Bromodomain and Extra-terminal Tail (BET) proteins are epigenetic transcription regulators and potential therapeutic targets in glioblastoma (GB), the most aggressive primary malignant brain tumor in adults. A differential gene expression analysis of GB-derived sphere (GS) lines demonstrated that the BET inhibitor JQ1 significantly downregulates cancer-relevant gene signatures, including our previously defined HOX signature. HOX genes are crucial for limb segmentation during embryonic development and are associated with treatment resistance in a subset of GB patients characterized by a high-HOX signature. The HOXA gene cluster, located on chromosome 7 (Chr7), is a CpG-rich region and the expression of the HOXA-dominated signature correlates with Chr7 gain and widespread DNA hypermethylation. Previous findings indicated a significant negative correlation between DNA hypermethylation at the alternative HOXA10 promoter and HOX gene expression. This study aims to investigate the oncogenic role of HOXA10 and the epigenetic mechanisms underlying HOXA cluster deregulation in high-HOX GB.

To explore these mechanisms, we used various assays: (1) comparative methylation analysis at the HOXA locus in a high-HOX GS line vs original tumor, along with RNA- and ChIP-seq analysis after JQ1 treatment; (2) BETi treatment and modulation of HOXA10/HOXA5 expression using inducible shRNA/ectopic expression systems to examine HOXA gene regulation; (3) functional assays post-HOXA10 modulation to assess cancer-relevant biological impact.

We confirmed that BETi concertedly decreases HOXA gene expression in high-HOX GS lines. Remarkably, knockdown of HOXA10 in high-HOX GS lines is associated with a concerted downregulation of other HOXA genes; however, ectopic HOXA10 expression suggests that HOXA10 proteins may not be the sole factor contributing to HOX signature expression. Specificity tests using shHOXA5 models affirmed the unique role of HOXA10, as HOXA5 knockdown did not alter the expression of other HOXA genes. Functionally, HOXA10 knockdown in high-HOX GS lines results in potently decreased cell proliferation and stemness, accompanied by an emergence of senescence-like traits.

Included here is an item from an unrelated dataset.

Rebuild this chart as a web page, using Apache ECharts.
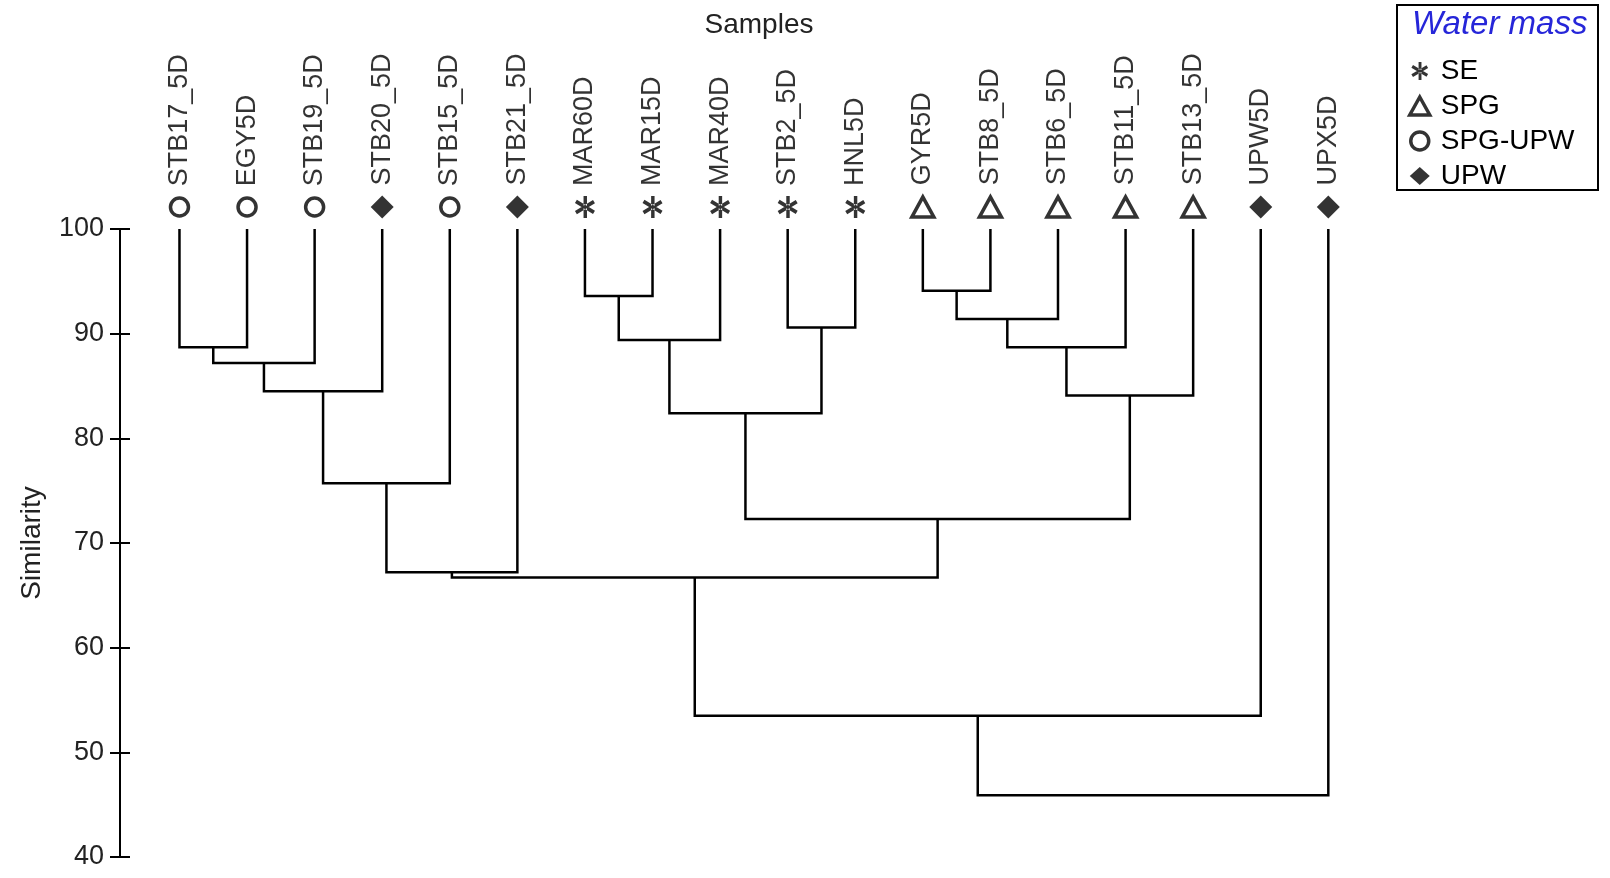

Our results set HOXA10 as a key player of the stem cell-related HOX signature in high-HOX GB, likely enabling tumor progression by its association with pro-proliferative and stem-like features. BETi-mediated downregulation of HOX signature genes presents a promising therapeutic avenue for targeting high-HOX GB. Ongoing research focuses on differential gene expression, aiming to identify HOXA10-regulated genes and reveal its role in BETi-mediated effects. Besides, we are also assessing the potential changes in 3D chromatin architecture and epigenetic landscape around the HOXA cluster that may be involved HOX signature expression.